__Exercise brief__: Exactly retype the lines of the material from its first line to the line with "const annotations = ['microscopy', 'suspension'];", including both.

**********

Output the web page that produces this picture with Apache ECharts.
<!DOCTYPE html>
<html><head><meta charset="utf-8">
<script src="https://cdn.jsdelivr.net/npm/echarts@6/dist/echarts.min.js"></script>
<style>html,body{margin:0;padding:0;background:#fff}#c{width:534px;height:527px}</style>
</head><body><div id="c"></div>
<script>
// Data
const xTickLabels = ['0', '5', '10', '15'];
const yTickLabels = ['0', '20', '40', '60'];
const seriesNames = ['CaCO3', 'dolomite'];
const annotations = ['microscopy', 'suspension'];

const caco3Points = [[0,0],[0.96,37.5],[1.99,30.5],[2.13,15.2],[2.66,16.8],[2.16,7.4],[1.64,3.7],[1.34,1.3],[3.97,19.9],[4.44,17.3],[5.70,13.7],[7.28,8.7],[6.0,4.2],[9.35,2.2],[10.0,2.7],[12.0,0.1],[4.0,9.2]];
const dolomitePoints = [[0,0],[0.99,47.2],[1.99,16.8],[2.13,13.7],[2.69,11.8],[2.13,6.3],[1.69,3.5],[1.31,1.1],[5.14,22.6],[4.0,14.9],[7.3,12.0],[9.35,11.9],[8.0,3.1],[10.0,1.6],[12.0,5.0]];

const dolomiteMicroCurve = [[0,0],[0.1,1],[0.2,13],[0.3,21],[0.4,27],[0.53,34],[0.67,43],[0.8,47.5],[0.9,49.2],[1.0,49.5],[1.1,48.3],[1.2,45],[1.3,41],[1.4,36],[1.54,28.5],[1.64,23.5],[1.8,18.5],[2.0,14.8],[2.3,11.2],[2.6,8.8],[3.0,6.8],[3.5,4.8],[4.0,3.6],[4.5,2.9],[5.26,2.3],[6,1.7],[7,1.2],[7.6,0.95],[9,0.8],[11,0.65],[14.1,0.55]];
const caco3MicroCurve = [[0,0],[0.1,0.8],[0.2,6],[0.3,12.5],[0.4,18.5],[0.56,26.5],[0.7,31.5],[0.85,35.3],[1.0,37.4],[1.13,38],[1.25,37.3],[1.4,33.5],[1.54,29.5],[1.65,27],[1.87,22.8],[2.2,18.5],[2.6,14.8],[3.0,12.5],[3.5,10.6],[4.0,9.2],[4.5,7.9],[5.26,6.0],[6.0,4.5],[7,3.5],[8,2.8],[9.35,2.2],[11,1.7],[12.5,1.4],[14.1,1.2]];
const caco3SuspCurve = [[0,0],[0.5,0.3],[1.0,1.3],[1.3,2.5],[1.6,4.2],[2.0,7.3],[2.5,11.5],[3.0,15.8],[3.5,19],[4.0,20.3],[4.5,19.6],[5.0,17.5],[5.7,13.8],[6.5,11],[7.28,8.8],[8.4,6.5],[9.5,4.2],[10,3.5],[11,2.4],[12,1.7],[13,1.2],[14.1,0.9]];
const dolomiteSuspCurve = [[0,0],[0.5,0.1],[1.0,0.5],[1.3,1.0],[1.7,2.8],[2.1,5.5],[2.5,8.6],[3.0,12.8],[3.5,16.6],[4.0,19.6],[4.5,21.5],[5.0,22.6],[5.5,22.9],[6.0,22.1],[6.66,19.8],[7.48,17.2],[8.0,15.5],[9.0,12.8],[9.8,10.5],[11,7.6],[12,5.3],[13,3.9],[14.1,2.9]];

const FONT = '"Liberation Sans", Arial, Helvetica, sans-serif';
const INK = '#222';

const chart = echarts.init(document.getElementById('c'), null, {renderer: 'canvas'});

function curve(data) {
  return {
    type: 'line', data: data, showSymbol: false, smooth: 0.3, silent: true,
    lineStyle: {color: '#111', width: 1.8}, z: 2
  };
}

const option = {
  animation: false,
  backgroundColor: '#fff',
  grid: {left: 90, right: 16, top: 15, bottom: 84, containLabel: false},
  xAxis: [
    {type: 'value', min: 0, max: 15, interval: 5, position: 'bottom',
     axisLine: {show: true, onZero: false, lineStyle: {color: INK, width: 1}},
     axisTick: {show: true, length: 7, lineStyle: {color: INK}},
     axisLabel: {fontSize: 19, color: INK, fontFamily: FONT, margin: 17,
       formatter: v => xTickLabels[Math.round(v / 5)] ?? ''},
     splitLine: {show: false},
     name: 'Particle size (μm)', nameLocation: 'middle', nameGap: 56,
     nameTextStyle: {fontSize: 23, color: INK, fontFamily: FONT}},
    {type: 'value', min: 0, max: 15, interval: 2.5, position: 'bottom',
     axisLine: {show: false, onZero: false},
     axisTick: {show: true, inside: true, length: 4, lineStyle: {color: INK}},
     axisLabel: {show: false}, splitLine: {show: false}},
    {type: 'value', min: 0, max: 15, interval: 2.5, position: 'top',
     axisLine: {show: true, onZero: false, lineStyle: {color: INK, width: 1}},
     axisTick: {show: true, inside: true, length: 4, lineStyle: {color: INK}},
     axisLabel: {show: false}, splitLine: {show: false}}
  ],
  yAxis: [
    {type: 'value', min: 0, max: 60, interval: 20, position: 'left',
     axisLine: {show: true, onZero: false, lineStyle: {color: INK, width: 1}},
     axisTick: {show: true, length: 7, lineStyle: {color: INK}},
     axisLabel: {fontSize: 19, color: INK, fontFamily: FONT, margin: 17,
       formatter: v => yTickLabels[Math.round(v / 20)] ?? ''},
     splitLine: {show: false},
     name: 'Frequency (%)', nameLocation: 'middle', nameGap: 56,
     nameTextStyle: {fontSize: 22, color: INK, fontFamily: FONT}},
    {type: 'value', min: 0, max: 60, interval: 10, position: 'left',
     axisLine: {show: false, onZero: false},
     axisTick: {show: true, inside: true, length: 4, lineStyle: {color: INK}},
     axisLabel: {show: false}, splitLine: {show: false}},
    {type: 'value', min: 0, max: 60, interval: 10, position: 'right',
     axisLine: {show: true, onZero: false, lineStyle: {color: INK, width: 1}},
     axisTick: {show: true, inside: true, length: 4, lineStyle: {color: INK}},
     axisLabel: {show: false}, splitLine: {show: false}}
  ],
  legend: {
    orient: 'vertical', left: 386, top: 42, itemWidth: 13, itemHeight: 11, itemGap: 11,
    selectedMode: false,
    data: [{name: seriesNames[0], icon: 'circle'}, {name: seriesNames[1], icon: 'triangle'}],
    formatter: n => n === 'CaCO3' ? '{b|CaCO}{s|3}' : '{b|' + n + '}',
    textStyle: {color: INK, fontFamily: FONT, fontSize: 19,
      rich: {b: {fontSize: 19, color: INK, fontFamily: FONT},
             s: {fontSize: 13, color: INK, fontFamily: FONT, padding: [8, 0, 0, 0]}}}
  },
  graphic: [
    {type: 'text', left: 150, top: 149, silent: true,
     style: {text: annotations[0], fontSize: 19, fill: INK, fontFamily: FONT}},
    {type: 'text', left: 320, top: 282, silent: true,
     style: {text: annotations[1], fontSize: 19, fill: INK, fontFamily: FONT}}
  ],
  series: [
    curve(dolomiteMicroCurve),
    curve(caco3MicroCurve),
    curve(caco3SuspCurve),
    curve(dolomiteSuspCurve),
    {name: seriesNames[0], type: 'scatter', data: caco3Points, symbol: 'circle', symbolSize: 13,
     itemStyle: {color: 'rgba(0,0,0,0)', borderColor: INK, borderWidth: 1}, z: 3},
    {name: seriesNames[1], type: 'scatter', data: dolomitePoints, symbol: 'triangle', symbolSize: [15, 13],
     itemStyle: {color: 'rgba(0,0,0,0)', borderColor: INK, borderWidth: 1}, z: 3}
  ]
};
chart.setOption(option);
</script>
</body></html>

**********

__Written answer__:
Output the web page that produces this picture with Apache ECharts.
<!DOCTYPE html>
<html><head><meta charset="utf-8">
<script src="https://cdn.jsdelivr.net/npm/echarts@6/dist/echarts.min.js"></script>
<style>html,body{margin:0;padding:0;background:#fff}#c{width:534px;height:527px}</style>
</head><body><div id="c"></div>
<script>
// Data
const xTickLabels = ['0', '5', '10', '15'];
const yTickLabels = ['0', '20', '40', '60'];
const seriesNames = ['CaCO3', 'dolomite'];
const annotations = ['microscopy', 'suspension'];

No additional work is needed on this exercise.